Copy, exactly as written, the lines that begin at the one containing "Rebuild this chart" and end at the one containing "from matplotlib.ticker import". Skip any pictures in the data below.

----------

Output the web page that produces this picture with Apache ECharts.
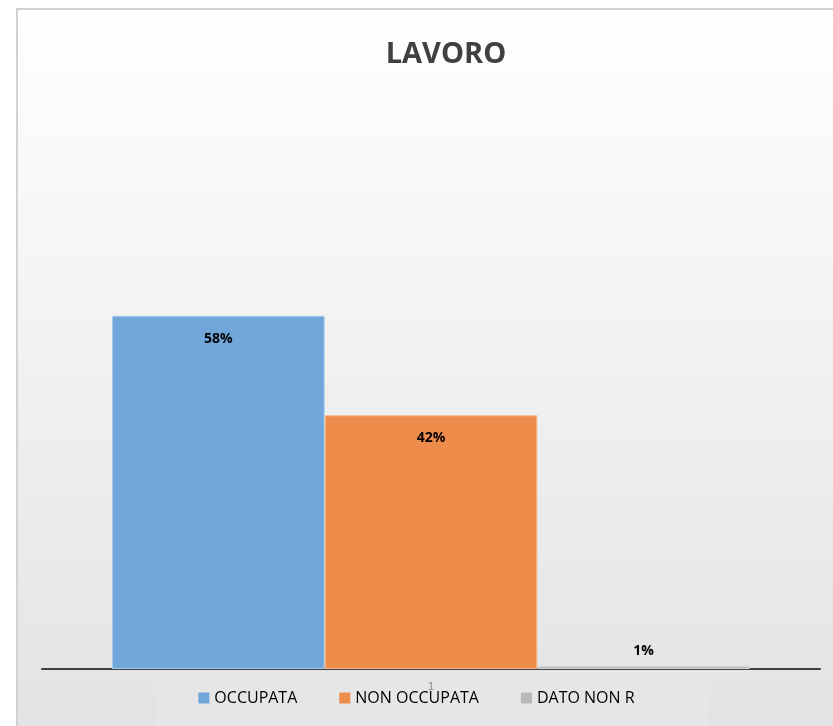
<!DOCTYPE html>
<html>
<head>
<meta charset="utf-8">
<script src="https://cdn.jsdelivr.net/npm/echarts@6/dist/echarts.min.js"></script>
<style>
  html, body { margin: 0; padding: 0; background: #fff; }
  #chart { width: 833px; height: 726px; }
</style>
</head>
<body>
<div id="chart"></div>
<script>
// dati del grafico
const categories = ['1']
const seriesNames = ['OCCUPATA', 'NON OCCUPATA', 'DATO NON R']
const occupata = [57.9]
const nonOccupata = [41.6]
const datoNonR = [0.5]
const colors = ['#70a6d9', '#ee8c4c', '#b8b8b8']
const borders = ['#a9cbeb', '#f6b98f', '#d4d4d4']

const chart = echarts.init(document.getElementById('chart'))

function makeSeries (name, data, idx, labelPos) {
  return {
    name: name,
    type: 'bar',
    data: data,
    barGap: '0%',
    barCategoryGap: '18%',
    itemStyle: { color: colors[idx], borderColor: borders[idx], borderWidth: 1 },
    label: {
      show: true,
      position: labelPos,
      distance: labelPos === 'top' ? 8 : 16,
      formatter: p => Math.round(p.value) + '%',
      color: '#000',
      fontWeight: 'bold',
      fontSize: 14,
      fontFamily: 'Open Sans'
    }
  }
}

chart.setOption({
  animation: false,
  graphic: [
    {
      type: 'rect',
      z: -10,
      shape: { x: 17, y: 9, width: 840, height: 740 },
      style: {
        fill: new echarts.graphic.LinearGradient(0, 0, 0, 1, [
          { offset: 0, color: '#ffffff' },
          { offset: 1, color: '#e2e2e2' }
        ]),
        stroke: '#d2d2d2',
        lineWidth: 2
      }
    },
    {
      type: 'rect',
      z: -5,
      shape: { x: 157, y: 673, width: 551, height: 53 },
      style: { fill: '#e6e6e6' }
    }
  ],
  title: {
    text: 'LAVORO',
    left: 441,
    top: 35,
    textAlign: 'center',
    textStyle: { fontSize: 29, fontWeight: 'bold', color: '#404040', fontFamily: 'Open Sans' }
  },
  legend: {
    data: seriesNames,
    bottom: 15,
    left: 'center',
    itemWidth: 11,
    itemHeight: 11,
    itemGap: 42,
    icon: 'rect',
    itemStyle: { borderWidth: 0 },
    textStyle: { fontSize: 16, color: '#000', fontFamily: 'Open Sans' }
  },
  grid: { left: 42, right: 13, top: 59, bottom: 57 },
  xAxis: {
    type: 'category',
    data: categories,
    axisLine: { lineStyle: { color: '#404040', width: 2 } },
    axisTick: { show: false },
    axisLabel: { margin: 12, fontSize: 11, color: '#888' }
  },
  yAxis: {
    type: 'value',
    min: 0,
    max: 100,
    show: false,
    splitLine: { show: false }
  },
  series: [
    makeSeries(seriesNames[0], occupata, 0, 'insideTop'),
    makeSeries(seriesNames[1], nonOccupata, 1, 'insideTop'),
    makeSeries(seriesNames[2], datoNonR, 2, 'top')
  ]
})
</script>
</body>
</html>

----------

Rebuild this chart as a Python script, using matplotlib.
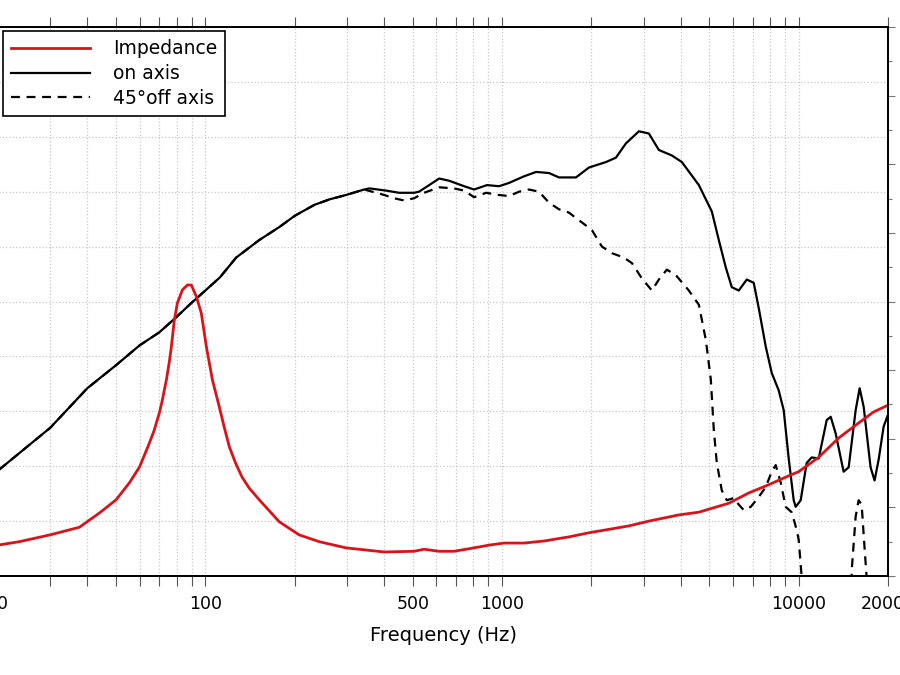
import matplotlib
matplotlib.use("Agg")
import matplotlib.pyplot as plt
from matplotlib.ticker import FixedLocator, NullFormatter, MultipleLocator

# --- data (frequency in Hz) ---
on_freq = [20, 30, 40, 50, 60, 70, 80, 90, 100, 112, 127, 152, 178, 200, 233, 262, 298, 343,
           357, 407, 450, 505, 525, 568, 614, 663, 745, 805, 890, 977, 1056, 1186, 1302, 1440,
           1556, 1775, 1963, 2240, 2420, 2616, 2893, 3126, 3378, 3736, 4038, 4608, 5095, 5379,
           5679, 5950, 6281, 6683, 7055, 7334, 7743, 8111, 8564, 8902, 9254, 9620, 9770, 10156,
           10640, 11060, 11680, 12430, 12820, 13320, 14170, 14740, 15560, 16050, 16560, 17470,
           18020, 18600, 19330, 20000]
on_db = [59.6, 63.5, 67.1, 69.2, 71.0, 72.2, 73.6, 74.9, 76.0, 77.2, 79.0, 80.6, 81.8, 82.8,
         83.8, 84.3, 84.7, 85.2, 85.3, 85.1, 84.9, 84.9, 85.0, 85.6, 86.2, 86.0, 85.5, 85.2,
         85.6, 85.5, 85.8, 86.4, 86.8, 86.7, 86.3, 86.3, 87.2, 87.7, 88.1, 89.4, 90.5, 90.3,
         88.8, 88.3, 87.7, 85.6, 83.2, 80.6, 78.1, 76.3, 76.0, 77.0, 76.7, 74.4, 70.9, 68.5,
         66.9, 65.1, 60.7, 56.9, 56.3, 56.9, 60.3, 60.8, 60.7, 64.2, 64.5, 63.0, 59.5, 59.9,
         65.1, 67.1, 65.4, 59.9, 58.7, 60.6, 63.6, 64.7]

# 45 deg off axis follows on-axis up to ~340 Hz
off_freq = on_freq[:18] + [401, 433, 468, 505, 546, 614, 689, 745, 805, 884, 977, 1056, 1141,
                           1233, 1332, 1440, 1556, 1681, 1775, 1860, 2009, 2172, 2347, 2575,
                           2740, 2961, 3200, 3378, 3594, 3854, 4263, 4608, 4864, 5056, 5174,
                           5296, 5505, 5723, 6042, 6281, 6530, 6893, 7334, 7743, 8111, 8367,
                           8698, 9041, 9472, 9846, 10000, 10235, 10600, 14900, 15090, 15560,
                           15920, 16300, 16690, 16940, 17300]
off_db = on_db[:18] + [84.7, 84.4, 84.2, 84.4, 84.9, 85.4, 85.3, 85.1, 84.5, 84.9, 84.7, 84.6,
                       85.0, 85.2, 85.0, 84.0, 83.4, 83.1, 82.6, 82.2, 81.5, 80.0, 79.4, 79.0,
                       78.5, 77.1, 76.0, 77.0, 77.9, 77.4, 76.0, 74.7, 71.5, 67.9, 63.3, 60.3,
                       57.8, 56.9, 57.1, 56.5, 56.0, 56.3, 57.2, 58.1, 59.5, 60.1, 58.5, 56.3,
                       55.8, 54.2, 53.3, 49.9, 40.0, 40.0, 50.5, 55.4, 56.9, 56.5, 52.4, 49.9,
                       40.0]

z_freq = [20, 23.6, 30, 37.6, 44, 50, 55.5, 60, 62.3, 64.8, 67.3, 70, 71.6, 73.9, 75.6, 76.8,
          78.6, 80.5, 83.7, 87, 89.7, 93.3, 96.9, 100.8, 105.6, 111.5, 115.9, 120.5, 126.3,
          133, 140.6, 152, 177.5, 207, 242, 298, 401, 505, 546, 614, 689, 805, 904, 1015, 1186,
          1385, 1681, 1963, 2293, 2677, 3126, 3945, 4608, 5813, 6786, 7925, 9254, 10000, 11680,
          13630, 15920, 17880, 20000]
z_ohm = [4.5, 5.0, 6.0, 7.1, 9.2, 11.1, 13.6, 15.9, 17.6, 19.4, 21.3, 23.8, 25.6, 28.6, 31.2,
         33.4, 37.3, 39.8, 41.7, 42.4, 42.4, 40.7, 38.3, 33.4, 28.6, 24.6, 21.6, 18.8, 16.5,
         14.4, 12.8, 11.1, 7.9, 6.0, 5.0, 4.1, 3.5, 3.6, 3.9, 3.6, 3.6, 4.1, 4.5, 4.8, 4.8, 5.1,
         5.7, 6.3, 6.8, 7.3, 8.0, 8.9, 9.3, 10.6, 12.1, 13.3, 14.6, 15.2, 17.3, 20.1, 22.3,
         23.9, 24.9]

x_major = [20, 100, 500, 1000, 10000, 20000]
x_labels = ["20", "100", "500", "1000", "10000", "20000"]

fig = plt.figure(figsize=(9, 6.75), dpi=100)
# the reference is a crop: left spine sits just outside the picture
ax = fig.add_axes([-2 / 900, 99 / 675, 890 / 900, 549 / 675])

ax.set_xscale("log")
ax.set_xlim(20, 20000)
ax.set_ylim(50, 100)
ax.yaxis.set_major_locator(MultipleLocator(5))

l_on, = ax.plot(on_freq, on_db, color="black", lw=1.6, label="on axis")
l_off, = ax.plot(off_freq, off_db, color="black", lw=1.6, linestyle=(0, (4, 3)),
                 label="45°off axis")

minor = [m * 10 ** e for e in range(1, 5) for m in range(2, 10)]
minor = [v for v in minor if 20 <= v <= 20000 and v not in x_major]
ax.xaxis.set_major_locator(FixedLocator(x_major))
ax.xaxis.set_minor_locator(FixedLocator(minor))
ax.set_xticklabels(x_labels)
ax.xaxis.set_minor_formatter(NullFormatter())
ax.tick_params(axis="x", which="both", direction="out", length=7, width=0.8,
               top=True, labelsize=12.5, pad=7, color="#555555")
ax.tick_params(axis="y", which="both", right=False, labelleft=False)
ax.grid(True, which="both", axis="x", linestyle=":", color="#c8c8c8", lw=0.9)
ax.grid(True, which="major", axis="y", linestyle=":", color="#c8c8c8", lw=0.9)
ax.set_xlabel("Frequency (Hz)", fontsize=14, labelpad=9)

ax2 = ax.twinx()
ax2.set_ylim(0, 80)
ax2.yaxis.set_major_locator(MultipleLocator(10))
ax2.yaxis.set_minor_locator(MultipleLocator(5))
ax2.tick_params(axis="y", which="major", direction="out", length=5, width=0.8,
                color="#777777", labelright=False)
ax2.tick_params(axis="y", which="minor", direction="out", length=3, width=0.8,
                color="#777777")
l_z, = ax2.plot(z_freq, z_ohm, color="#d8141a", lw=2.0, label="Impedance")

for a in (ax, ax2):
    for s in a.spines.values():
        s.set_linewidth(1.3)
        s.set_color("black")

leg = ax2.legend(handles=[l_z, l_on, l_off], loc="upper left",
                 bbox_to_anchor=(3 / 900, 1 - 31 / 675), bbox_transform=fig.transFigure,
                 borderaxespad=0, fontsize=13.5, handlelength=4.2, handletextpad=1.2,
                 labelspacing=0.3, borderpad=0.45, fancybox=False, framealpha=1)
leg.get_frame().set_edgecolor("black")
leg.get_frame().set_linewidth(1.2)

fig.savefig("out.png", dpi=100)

----------

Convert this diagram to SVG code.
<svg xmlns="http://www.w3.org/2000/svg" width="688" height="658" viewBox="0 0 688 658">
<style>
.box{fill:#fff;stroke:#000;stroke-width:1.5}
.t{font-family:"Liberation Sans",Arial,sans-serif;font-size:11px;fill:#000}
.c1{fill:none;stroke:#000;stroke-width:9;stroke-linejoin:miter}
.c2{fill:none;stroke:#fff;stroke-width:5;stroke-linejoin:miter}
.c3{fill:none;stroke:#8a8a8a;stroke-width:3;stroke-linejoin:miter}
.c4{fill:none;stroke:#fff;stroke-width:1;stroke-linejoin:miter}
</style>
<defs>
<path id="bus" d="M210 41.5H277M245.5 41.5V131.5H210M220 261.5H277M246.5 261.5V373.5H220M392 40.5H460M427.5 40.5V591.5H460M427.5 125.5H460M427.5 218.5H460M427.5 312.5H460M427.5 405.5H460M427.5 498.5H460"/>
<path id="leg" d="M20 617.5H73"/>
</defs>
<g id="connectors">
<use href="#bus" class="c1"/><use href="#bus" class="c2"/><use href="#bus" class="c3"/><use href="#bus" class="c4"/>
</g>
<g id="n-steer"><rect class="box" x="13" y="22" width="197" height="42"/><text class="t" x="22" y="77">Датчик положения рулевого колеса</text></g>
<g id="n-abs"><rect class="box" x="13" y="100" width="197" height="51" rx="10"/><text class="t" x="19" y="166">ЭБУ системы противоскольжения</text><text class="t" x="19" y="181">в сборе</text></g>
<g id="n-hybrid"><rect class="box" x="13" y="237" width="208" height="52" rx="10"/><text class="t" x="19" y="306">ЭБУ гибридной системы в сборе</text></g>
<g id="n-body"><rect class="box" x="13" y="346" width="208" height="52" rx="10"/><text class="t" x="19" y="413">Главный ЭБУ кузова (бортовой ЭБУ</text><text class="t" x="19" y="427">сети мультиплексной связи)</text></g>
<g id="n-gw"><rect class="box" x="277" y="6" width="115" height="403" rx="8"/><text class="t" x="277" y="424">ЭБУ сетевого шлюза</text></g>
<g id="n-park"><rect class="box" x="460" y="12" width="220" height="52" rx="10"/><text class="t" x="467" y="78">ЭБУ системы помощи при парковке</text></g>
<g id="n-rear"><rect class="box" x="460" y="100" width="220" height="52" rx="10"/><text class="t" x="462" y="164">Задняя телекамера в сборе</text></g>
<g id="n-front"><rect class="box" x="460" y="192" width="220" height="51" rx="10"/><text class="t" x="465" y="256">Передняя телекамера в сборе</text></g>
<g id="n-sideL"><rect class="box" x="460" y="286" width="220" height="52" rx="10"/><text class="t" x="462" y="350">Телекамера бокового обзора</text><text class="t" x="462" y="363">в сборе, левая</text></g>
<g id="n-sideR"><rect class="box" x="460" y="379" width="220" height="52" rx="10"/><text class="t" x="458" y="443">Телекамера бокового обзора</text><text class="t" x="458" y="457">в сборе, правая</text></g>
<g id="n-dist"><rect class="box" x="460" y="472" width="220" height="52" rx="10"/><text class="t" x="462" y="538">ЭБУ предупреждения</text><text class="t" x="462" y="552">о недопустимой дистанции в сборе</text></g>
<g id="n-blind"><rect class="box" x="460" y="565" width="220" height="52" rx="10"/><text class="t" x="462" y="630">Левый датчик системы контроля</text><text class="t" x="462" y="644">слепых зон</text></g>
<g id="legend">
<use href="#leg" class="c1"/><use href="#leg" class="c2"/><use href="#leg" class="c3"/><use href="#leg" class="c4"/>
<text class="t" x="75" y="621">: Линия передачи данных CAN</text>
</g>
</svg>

----------

Complete response:
Rebuild this chart as a Python script, using matplotlib.
import matplotlib
matplotlib.use("Agg")
import matplotlib.pyplot as plt
from matplotlib.ticker import FixedLocator, NullFormatter, MultipleLocator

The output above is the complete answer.